*Stated task*. What is to be printed is the span of lines starting at the one containing "Write a web" and ending at the one containing "var titleText = 'Values", reproduced exactly with pictures left out.

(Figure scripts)
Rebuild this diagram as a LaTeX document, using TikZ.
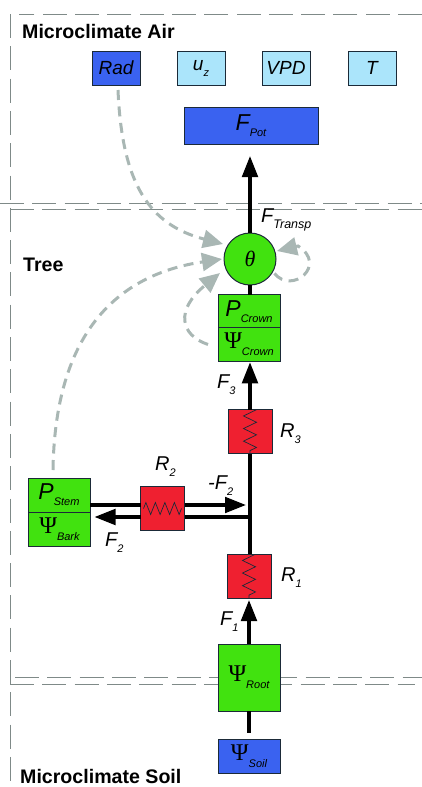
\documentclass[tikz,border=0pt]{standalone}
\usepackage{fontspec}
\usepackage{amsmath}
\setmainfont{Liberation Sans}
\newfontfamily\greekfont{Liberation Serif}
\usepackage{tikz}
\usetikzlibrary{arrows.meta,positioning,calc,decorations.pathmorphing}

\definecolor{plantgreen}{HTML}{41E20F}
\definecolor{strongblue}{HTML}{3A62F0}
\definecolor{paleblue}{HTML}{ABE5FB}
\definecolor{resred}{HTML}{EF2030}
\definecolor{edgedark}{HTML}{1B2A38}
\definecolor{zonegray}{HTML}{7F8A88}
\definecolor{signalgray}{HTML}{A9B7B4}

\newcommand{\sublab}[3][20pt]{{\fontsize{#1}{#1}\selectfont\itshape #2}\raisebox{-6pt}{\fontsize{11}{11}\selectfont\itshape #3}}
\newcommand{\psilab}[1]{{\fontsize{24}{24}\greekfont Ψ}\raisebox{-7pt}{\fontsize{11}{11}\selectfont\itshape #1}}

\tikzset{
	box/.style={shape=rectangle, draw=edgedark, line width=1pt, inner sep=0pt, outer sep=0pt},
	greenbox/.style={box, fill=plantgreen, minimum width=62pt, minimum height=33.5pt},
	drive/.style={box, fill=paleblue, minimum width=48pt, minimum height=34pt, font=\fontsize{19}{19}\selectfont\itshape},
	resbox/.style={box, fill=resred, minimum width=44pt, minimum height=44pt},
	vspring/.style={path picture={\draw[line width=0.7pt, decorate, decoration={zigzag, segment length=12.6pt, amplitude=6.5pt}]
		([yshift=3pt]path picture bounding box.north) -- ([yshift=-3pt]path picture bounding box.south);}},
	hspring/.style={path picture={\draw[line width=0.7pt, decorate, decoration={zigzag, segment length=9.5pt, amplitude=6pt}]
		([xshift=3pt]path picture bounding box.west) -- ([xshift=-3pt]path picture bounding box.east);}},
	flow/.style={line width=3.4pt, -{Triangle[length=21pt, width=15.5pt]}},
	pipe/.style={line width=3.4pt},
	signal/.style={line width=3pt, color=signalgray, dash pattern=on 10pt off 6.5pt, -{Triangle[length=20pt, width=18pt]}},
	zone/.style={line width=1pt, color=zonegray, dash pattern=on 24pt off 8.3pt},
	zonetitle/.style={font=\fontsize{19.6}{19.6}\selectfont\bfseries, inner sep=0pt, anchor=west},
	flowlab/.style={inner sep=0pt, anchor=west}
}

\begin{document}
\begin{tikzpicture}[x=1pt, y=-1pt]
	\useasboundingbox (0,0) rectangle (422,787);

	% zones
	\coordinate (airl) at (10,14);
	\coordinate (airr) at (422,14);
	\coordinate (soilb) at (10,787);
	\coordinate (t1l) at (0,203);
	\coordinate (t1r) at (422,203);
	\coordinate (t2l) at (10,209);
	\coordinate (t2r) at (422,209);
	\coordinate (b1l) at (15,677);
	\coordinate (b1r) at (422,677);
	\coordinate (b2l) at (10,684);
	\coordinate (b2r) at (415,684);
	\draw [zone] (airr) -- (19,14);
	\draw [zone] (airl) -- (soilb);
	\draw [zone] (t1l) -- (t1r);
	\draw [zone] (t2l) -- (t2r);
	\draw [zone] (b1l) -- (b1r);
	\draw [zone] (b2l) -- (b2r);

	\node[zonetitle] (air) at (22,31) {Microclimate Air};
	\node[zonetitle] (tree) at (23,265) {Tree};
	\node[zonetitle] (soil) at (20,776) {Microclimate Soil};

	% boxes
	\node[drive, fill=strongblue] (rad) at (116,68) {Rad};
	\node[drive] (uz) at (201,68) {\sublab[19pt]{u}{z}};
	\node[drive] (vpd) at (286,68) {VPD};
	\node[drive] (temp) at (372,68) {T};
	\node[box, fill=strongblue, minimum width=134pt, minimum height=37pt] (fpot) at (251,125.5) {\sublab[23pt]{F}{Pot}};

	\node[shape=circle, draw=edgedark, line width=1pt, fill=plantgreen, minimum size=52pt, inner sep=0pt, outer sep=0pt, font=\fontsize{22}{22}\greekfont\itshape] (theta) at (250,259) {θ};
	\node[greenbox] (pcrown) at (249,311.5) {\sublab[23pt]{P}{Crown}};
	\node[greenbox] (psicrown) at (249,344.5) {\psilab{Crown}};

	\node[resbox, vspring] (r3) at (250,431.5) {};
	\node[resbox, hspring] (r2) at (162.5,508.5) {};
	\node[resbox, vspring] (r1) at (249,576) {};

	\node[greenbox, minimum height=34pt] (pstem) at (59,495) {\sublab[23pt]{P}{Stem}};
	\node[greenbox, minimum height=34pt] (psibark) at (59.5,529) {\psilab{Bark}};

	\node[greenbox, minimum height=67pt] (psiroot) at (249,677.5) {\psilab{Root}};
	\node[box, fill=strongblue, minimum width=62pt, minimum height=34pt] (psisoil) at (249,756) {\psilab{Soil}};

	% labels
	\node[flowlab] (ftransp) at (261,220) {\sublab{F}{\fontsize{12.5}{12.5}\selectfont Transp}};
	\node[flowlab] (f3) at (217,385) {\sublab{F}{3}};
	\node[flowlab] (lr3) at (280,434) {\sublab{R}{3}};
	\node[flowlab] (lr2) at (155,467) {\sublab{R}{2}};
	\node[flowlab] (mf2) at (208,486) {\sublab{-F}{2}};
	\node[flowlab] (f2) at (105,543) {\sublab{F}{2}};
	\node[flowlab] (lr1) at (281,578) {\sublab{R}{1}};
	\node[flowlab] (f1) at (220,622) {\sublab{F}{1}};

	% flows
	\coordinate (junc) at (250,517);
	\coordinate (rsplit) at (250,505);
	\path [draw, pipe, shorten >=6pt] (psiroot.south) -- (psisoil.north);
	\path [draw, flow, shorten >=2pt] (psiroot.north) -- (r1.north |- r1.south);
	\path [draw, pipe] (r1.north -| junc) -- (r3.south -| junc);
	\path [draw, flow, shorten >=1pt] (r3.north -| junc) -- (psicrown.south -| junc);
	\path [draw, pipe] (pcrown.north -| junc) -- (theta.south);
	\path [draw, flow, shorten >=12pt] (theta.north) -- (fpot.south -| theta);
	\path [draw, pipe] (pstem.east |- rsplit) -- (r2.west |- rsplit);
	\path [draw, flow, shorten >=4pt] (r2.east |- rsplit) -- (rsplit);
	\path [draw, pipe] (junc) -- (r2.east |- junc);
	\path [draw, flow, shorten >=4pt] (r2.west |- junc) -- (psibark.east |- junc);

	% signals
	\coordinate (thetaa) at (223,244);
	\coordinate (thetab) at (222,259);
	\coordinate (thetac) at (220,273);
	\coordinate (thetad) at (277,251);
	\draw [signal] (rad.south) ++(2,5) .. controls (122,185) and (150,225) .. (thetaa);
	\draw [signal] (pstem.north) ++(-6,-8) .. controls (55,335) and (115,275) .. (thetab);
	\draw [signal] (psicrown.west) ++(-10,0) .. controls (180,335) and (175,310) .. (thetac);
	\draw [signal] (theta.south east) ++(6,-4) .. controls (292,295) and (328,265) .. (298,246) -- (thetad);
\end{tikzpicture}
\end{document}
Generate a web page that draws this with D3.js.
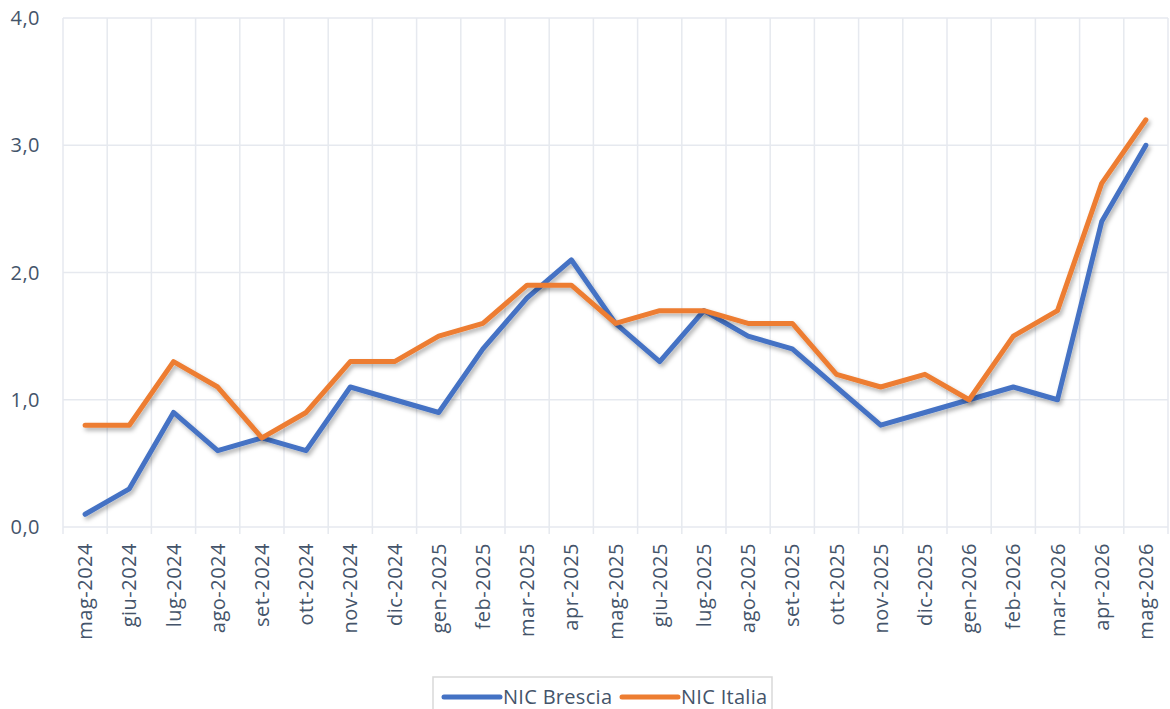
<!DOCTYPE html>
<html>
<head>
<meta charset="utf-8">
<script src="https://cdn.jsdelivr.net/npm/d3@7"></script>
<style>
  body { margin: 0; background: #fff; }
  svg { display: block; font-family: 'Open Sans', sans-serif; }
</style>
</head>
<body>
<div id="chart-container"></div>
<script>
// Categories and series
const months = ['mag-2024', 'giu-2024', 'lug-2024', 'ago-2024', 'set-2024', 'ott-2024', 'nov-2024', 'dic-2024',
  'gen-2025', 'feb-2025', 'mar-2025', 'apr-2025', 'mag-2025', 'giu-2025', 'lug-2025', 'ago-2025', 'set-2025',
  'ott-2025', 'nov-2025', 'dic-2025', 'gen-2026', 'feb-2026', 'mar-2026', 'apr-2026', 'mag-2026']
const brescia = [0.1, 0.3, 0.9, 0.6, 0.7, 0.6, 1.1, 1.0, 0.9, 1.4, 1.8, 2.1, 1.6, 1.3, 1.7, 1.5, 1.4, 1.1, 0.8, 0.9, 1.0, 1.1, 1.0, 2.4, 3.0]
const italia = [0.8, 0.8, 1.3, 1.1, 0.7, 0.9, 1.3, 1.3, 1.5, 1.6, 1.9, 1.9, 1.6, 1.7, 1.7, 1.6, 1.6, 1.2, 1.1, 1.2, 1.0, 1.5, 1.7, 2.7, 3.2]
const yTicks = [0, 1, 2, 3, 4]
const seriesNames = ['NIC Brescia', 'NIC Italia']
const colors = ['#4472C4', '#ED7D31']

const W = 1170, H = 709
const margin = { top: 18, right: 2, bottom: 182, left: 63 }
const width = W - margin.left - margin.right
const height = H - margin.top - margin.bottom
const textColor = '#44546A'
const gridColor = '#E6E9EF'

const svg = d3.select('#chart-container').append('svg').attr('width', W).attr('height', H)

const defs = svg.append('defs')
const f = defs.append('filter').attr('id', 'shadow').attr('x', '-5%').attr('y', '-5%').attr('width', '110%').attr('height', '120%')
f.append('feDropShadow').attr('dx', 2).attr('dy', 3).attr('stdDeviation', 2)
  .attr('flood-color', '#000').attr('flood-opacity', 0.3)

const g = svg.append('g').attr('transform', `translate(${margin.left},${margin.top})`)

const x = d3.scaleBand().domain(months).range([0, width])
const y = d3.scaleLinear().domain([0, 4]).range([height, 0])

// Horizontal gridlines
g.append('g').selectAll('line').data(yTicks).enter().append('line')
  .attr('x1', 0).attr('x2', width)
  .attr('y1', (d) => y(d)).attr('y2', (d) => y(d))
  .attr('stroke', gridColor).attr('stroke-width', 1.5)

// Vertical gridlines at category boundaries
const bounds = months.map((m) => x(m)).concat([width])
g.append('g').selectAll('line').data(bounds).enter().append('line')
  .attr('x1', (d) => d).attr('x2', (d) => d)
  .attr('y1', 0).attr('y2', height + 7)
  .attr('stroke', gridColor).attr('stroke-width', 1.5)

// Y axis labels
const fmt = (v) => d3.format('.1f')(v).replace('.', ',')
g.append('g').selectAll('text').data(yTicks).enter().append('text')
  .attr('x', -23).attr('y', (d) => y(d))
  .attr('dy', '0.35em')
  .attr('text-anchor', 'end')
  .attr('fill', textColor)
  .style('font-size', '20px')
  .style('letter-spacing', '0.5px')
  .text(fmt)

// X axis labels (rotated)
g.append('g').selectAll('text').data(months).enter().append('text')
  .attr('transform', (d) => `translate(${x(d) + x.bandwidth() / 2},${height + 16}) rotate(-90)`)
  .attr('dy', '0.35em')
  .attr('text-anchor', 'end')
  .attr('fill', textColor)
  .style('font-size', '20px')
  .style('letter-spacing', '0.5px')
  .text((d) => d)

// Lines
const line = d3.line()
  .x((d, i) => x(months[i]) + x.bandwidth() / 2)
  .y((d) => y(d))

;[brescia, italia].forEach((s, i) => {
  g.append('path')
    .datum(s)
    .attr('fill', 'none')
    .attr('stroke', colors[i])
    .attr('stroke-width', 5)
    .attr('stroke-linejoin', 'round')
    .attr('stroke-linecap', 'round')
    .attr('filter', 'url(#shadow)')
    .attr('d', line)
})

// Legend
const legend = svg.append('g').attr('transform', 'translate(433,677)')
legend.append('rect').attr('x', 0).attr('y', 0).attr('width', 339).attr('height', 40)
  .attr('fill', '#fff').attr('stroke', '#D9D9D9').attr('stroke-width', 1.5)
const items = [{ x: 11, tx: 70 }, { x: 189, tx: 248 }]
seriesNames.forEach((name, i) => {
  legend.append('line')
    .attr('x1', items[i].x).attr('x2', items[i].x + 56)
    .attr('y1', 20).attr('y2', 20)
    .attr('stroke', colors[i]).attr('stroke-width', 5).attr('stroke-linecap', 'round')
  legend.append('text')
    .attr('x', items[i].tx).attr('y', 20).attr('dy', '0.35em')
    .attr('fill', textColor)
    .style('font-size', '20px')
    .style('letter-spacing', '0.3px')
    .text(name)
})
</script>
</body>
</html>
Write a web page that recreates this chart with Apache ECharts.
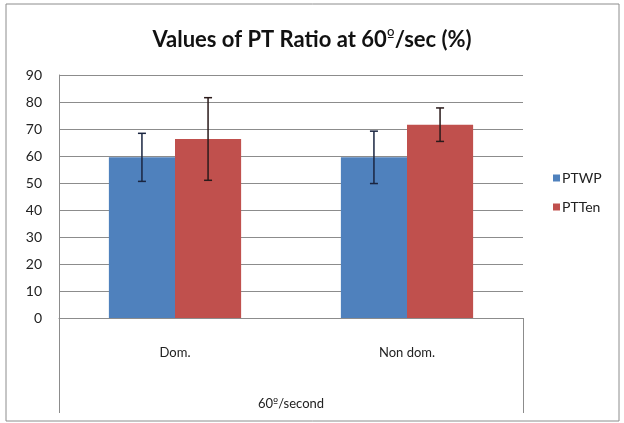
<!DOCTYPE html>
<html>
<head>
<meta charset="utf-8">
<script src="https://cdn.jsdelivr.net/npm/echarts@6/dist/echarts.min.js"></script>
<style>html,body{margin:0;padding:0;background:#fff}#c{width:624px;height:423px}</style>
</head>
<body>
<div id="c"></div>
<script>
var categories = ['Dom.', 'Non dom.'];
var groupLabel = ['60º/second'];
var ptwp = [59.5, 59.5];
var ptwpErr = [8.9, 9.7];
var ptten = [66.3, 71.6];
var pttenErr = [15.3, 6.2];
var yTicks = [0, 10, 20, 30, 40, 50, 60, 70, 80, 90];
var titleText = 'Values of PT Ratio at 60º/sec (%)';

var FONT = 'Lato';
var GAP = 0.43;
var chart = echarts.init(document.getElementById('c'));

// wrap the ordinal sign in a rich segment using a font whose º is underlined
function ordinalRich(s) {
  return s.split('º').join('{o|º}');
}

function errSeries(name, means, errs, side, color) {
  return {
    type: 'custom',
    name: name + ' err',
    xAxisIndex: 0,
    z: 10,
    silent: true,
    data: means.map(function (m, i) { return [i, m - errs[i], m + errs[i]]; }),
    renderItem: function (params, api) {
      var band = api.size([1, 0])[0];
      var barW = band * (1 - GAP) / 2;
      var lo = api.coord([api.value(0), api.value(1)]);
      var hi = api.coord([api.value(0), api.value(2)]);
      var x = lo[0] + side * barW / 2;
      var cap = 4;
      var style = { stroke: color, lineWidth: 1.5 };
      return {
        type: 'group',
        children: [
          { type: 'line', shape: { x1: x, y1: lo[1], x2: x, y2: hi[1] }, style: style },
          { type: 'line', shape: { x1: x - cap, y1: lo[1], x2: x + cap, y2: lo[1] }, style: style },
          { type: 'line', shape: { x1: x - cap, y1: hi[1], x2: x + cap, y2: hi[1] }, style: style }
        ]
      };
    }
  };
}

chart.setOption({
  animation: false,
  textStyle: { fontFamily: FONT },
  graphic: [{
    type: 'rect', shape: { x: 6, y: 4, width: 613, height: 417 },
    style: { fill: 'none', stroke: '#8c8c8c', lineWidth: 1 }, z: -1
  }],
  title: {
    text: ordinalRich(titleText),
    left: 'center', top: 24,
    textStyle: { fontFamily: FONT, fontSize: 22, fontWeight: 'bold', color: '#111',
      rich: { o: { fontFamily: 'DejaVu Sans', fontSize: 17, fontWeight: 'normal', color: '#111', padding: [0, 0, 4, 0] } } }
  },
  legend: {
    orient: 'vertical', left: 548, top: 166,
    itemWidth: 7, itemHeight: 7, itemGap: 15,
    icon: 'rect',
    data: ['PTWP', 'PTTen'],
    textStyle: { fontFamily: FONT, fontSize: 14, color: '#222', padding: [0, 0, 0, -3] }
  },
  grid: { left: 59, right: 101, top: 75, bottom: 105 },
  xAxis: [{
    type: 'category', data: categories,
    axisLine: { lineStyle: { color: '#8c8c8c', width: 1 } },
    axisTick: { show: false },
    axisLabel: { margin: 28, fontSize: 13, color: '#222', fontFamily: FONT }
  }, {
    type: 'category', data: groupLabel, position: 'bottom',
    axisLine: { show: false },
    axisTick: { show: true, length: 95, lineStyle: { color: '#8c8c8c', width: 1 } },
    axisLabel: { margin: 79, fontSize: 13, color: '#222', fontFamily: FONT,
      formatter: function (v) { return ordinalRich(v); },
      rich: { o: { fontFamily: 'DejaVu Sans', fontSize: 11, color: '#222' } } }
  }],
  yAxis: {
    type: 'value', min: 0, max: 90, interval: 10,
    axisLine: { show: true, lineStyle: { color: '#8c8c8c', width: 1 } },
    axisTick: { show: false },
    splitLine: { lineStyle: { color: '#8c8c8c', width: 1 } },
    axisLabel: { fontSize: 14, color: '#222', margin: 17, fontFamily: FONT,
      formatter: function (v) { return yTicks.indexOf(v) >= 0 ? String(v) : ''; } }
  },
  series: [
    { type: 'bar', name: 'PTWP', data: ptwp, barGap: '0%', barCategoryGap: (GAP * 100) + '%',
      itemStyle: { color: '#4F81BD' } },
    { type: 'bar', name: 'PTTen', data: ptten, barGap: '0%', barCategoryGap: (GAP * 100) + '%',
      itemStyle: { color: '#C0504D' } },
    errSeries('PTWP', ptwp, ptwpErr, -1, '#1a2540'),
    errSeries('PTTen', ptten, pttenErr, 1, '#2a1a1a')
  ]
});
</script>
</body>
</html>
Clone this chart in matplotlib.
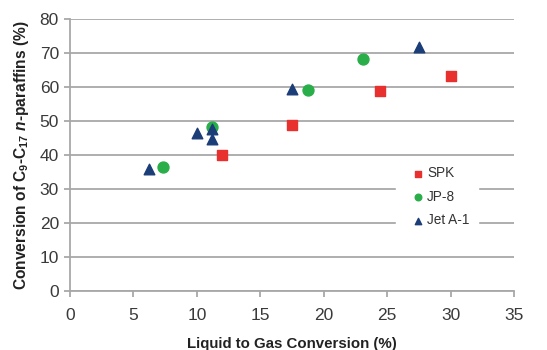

*Result*.
Write a web page that recreates this chart with Apache ECharts.
<!DOCTYPE html>
<html>
<head>
<meta charset="utf-8">
<script src="https://cdn.jsdelivr.net/npm/echarts@6/dist/echarts.min.js"></script>
<style>html,body{margin:0;padding:0;background:#fff}#c{width:624px;height:423px}</style>
</head>
<body>
<div id="c"></div>
<script>
var categories = ['Dom.', 'Non dom.'];
var groupLabel = ['60º/second'];
var ptwp = [59.5, 59.5];
var ptwpErr = [8.9, 9.7];
var ptten = [66.3, 71.6];
var pttenErr = [15.3, 6.2];
var yTicks = [0, 10, 20, 30, 40, 50, 60, 70, 80, 90];
var titleText = 'Values of PT Ratio at 60º/sec (%)';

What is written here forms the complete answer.